"""

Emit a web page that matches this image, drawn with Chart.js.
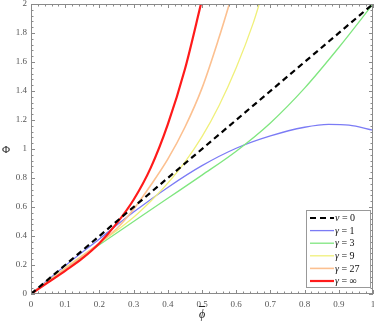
<!DOCTYPE html>
<html><head><meta charset="utf-8">
<script src="https://cdn.jsdelivr.net/npm/chart.js@4"></script>
<style>html,body{margin:0;padding:0;background:#fff}#wrap{width:374px;height:324px;position:relative}</style>
</head><body><div id="wrap"><canvas id="c"></canvas></div>
<script>
const xTicks = [0,0.1,0.2,0.3,0.4,0.5,0.6,0.7,0.8,0.9,1];
const yTicks = [0,0.2,0.4,0.6,0.8,1,1.2,1.4,1.6,1.8,2];
const labels = ["ν = 0","γ = 1","γ = 3","γ = 9","γ = 27","γ = ∞"];

const nu0X = [0,1];
const nu0Y = [0,2];
const g1X = [0,0.1,0.2,0.3,0.4,0.5,0.6,0.7,0.8,0.87,0.93,1.0];
const g1Y = [0,0.195,0.38,0.565,0.735,0.885,1.005,1.09,1.15,1.17,1.165,1.13];
const g3X = [0,0.1,0.2,0.3,0.4,0.5,0.6,0.7,0.8,0.9,1.0];
const g3Y = [0,0.175,0.34,0.50,0.66,0.82,0.985,1.18,1.42,1.70,2.0];
const g9X = [0,0.1,0.2,0.3,0.35,0.4,0.45,0.5,0.55,0.6,0.65,0.67];
const g9Y = [0,0.18,0.35,0.53,0.64,0.765,0.91,1.085,1.30,1.56,1.87,2.02];
const g27X = [0,0.1,0.2,0.25,0.3,0.35,0.4,0.45,0.5,0.55,0.58];
const g27Y = [0,0.175,0.35,0.45,0.585,0.75,0.93,1.15,1.42,1.77,2.0];
const ginfX = [0,0.05,0.1,0.15,0.2,0.25,0.3,0.35,0.4,0.45,0.5];
const ginfY = [0,0.08,0.16,0.245,0.35,0.485,0.65,0.87,1.17,1.55,2.03];

const colors = ["#000000","#7b7bf5","#7fe67f","#f0f07a","#fcc090","#ff1a1a"];
const widths = [2.2,1.3,1.3,1.3,1.6,2.2];

function pts(xs, ys){ return xs.map((x,i)=>({x:x,y:ys[i]})); }
const series = [[nu0X,nu0Y],[g1X,g1Y],[g3X,g3Y],[g9X,g9Y],[g27X,g27Y],[ginfX,ginfY]];

const datasets = series.map((s,i)=>({
  label: labels[i],
  data: pts(s[0], s[1]),
  borderColor: colors[i],
  borderWidth: widths[i],
  borderDash: i===0 ? [6,4] : [],
  showLine: true,
  pointRadius: 0,
  cubicInterpolationMode: 'monotone',
  fill: false,
  order: i===0 ? 0 : 10 - i
}));

const frameColor = "#8a8a8a";
const serif = "'Liberation Serif', 'DejaVu Serif', serif";

const framePlugin = {
  id: 'frame',
  afterDatasetsDraw(chart){
    const {ctx, chartArea:a, scales:{x, y}} = chart;
    ctx.save();
    ctx.strokeStyle = frameColor;
    ctx.lineWidth = 1;
    ctx.strokeRect(a.left+0.5, a.top+0.5, a.right-a.left-1, a.bottom-a.top-1);
    ctx.beginPath();
    for (let i=0;i<xTicks.length;i++){
      const v = xTicks[i];
      const px = Math.round(x.getPixelForValue(v))+0.5;
      ctx.moveTo(px, a.bottom); ctx.lineTo(px, a.bottom-4);
      ctx.moveTo(px, a.top); ctx.lineTo(px, a.top+4);
      if (i < xTicks.length-1){
        const step = (xTicks[i+1]-v)/5;
        for (let k=1;k<5;k++){
          const mx = Math.round(x.getPixelForValue(v+k*step))+0.5;
          ctx.moveTo(mx, a.bottom); ctx.lineTo(mx, a.bottom-2.5);
          ctx.moveTo(mx, a.top); ctx.lineTo(mx, a.top+2.5);
        }
      }
    }
    for (let i=0;i<yTicks.length;i++){
      const v = yTicks[i];
      const py = Math.round(y.getPixelForValue(v))+0.5;
      ctx.moveTo(a.left, py); ctx.lineTo(a.left+4, py);
      ctx.moveTo(a.right, py); ctx.lineTo(a.right-4, py);
      if (i < yTicks.length-1){
        const step = (yTicks[i+1]-v)/5;
        for (let k=1;k<5;k++){
          const my = Math.round(y.getPixelForValue(v+k*step))+0.5;
          ctx.moveTo(a.left, my); ctx.lineTo(a.left+2.5, my);
          ctx.moveTo(a.right, my); ctx.lineTo(a.right-2.5, my);
        }
      }
    }
    ctx.stroke();

    // legend
    const bx = 306, by = 210, bw = 64, bh = 77;
    ctx.fillStyle = "#fff";
    ctx.fillRect(bx, by, bw, bh);
    ctx.strokeStyle = "#999";
    ctx.strokeRect(bx+0.5, by+0.5, bw, bh);
    const rowH = 12.6;
    chart.data.datasets.forEach((d,i)=>{
      const cy = by + 8 + i*rowH;
      ctx.beginPath();
      ctx.strokeStyle = d.borderColor;
      ctx.lineWidth = d.borderWidth;
      ctx.setLineDash(d.borderDash);
      ctx.moveTo(bx+4, cy); ctx.lineTo(bx+28, cy);
      ctx.stroke();
      ctx.setLineDash([]);
      ctx.fillStyle = "#111";
      ctx.textBaseline = "middle";
      ctx.textAlign = "left";
      const parts = d.label.split(" = ");
      ctx.font = "italic 10px " + serif;
      ctx.fillText(parts[0], bx+29, cy+0.5);
      const w0 = ctx.measureText(parts[0]).width;
      ctx.font = "10px " + serif;
      ctx.fillText(" = " + parts[1], bx+29+w0, cy+0.5);
    });

    // axis titles
    ctx.fillStyle = "#222";
    ctx.font = "11px " + serif;
    ctx.textAlign = "center";
    ctx.textBaseline = "middle";
    ctx.fillText("Φ", 6, 150);
    ctx.font = "italic 12px " + serif;
    const cx = (a.left+a.right)/2;
    ctx.fillText("ϕ", cx, 315);
    ctx.lineWidth = 1;
    ctx.strokeStyle = "#222";
    ctx.beginPath();
    ctx.moveTo(cx-3, 306.5); ctx.lineTo(cx+3, 306.5);
    ctx.stroke();
    ctx.restore();
  }
};

new Chart(document.getElementById('c'), {
  type: 'scatter',
  data: { datasets: datasets },
  options: {
    responsive: true,
    maintainAspectRatio: false,
    animation: false,
    layout: { padding: { top: 4, right: 1, left: 0, bottom: 0 } },
    plugins: { legend: { display: false }, tooltip: { enabled: false } },
    scales: {
      x: {
        type: 'linear', min: 0, max: 1,
        afterBuildTicks(s){ s.ticks = xTicks.map(v=>({value:v})); },
        afterFit(s){ s.height = 30; s.paddingRight = 0; s.paddingLeft = 0; },
        grid: { display: false, drawTicks: false },
        border: { display: false },
        ticks: {
          padding: 5, color: "#555", maxRotation: 0, autoSkip: false,
          font: { family: serif, size: 9 },
          callback: v => String(v)
        }
      },
      y: {
        type: 'linear', min: 0, max: 2,
        afterBuildTicks(s){ s.ticks = yTicks.map(v=>({value:v})); },
        afterFit(s){ s.width = 31; s.paddingTop = 0; s.paddingBottom = 0; },
        grid: { display: false, drawTicks: false },
        border: { display: false },
        ticks: {
          padding: 4, color: "#555", autoSkip: false,
          font: { family: serif, size: 9 },
          callback: v => String(v)
        }
      }
    }
  },
  plugins: [framePlugin]
});
</script></body></html>
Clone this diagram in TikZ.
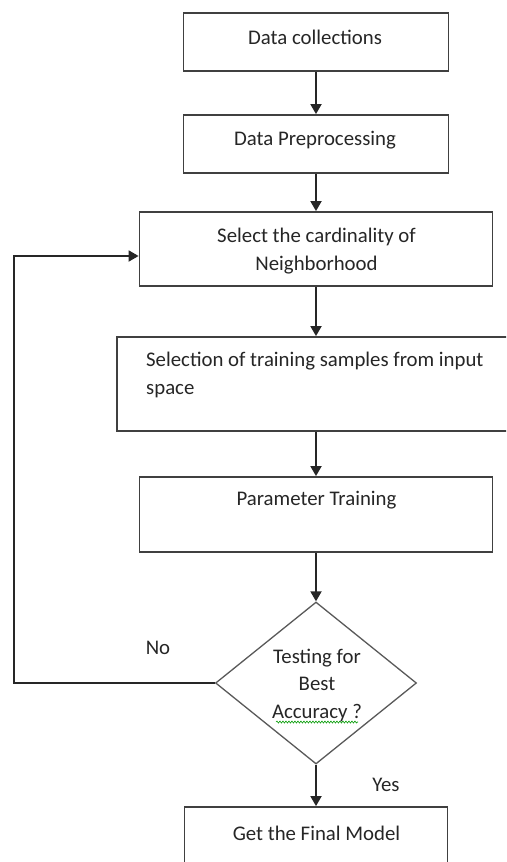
\documentclass[tikz,border=0pt]{standalone}
\usepackage{fontspec}
\setmainfont{Carlito}
\usetikzlibrary{arrows.meta,shapes.geometric,decorations.pathmorphing}
\begin{document}
\begin{tikzpicture}[x=1pt,y=-1pt,
  box/.style={draw=black!75,line width=1.8pt,rectangle,inner sep=0pt,fill=white},
  txt/.style={font=\fontsize{20.8}{27.5}\selectfont,text=black!85,inner sep=0pt,anchor=center},
  arr/.style={draw=black!85,line width=1.8pt,-{Triangle[length=10pt,width=11pt]}},
  dia/.style={draw=black!65,line width=1.3pt,diamond,inner sep=0pt,minimum width=201pt,minimum height=162pt}]
\useasboundingbox (0,0) rectangle (506,862);
\clip (0,0) rectangle (506,862);
% boxes
\node[box,minimum width=265pt,minimum height=58pt] (b1) at (316,42) {};
\node[box,minimum width=265pt,minimum height=58pt] (b2) at (316,144) {};
\node[box,minimum width=353pt,minimum height=74pt] (b3) at (316,249) {};
\node[box,minimum width=413pt,minimum height=94pt] (b4) at (323.5,384) {};
\node[box,minimum width=353pt,minimum height=75pt] (b5) at (316,514.5) {};
\node[dia] (d) at (316,683) {};
\node[box,minimum width=263pt,minimum height=90pt] (b6) at (316,852) {};
% texts
\node[txt] (t1) at (315,37) {Data collections};
\node[txt] (t2) at (315,140) {Data Preprocessing};
\node[txt,align=center] (t3) at (316.5,251) {Select the cardinality of\\Neighborhood};
\node[txt,align=left,anchor=west] (t4) at (146,375) {Selection of training samples from input\\space};
\node[txt] (t5) at (316.5,500) {Parameter Training};
\node[txt,align=center] (t6) at (317,685) {Testing for\\Best\\Accuracy ?};
\node[txt] (t7) at (316.5,833) {Get the Final Model};
\node[txt] (no) at (158,648) {No};
\node[txt] (yes) at (386,785) {Yes};
% spell-check squiggle
\coordinate (sq1) at (276,722);
\coordinate (sq2) at (358,722);
\draw[green!60!black,line width=0.6pt,decorate,decoration={snake,amplitude=1pt,segment length=3pt}] (sq1) -- (sq2);
% connectors
\coordinate (b4in) at ([xshift=-7.5pt]b4.north);
\coordinate (b4out) at ([xshift=-7.5pt]b4.south);
\draw[arr] (b1.south) -- (b2.north);
\draw[arr] (b2.south) -- (b3.north);
\draw[arr] (b3.south) -- (b4in);
\draw[arr] (b4out) -- (b5.north);
\draw[arr] (b5.south) -- (d.north);
\draw[arr] (d.south) -- (b6.north);
\coordinate (fb) at (14,683);
\draw[arr] (d.west) -- (fb) |- ([yshift=-7pt]b3.west);
\end{tikzpicture}
\end{document}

"""

_TASK DESCRIPTION_
Select every line where the word "this" occurs.

_SOLUTION_
Emit a web page that matches this image, drawn with Chart.js.
Clone this diagram in TikZ.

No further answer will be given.